Il mercato, le regole, i cittadini, la libertà. Sono quattro temi attorno a cui si muove una vasta letteratura da quando i social sono entrati a far parte delle nostre vite. I principi secondo cui si muovono le piattaforme di condivisione online vanno nella direzione contraria rispetto a quelli affermatisi in epoca moderna. Il mercato nell’era digitale, per esempio, riesce a muoversi nella giusta direzione solo quando viene liberato da lacci e lacciuoli, ovvero quando è senza regole e vincoli di sorta; i cittadini, sempre secondo una logica largamente permissiva legata alle nuove piattaforme di condivisione, devono muoversi nello spazio online, in maniera libera e senza un’opprimente vigilanza governativa. Principi vicini uno al liberismo e l’altro al libertinaggio, oggettivamente licenziosi in un contesto, quello della rete, per sua natura foriero di uno spazio pragmatico in cui sono assenti le regole più elementari dello stato di diritto.
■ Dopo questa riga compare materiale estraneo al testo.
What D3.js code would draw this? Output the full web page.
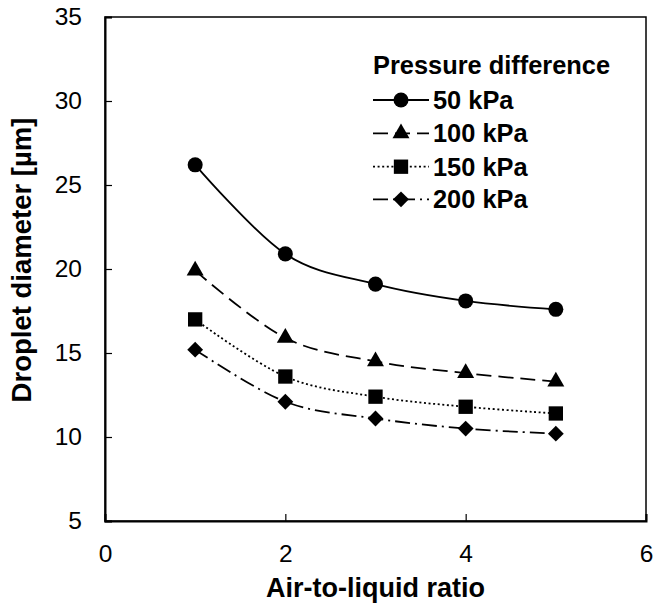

Il fiorire e il dominio in rete di uno spazio dialettico per certe tematiche sociali e politiche date per scontate e certificate dalle rispettive istituzioni di appartenenza, rendono fragile il terreno delle legittimità e sensatezza di alcuni discussioni. Lo spazio social cerca di rendere agli occhi dell’opinione pubblica valida la ricerca di un’alternativa ai vecchi principi della democrazia, non considerando però i potenziali pericoli del nuovo osannato populismo digitale.
Se tre miliardi di persone utilizzano i social media e oltre il 90% dei grandi brand commerciali hanno scelto le piattaforme degli stessi social per promuovere se stessi, ciò significa che almeno in termini di impatto sociale i social network hanno rivoluzionato i modi di approcciarsi a un certo tipo di comunicazione. L’Italia, per esempio, è uno dei Paesi europei in cui i social hanno piegato la comunicazione politica a una logica autoreferenziale in cui conta l’emotività e il discorso diretto alla pancia.
Non è una novità se il cosiddetto populismo digitale quindi abbia avuto un ottimo terreno di coltura grazie proprio all’attività sui social della new generation della classe politica nazionale e al proliferare di notizie dalla fonte discutibile. I nuovi opinion leader politici sono in epoca digitale definiti come catalizzatori mediatici in grado di spostare gli equilibri nel campo del consenso senza passare attraverso il filtro degli old media, considerati ormai mezzi meno impattanti sulle decisioni dell’opinione pubblica in tema di scelte elettorali.
L’Italia, come altri Paesi, si sta disaffezionando da una forma di democrazia in cui era richiesta partecipazione e attivismo sul campo, per abbracciare invece nuove e semplicistiche forme di cyber democracy molto vicine invece a forme incontrollate e potenti atte più che altro all’offesa ad personam e in cui i processi decisionali sono ben lontani dal subire un attento controllo da parte di major politico-commerciali e di nuovi potentati digitali.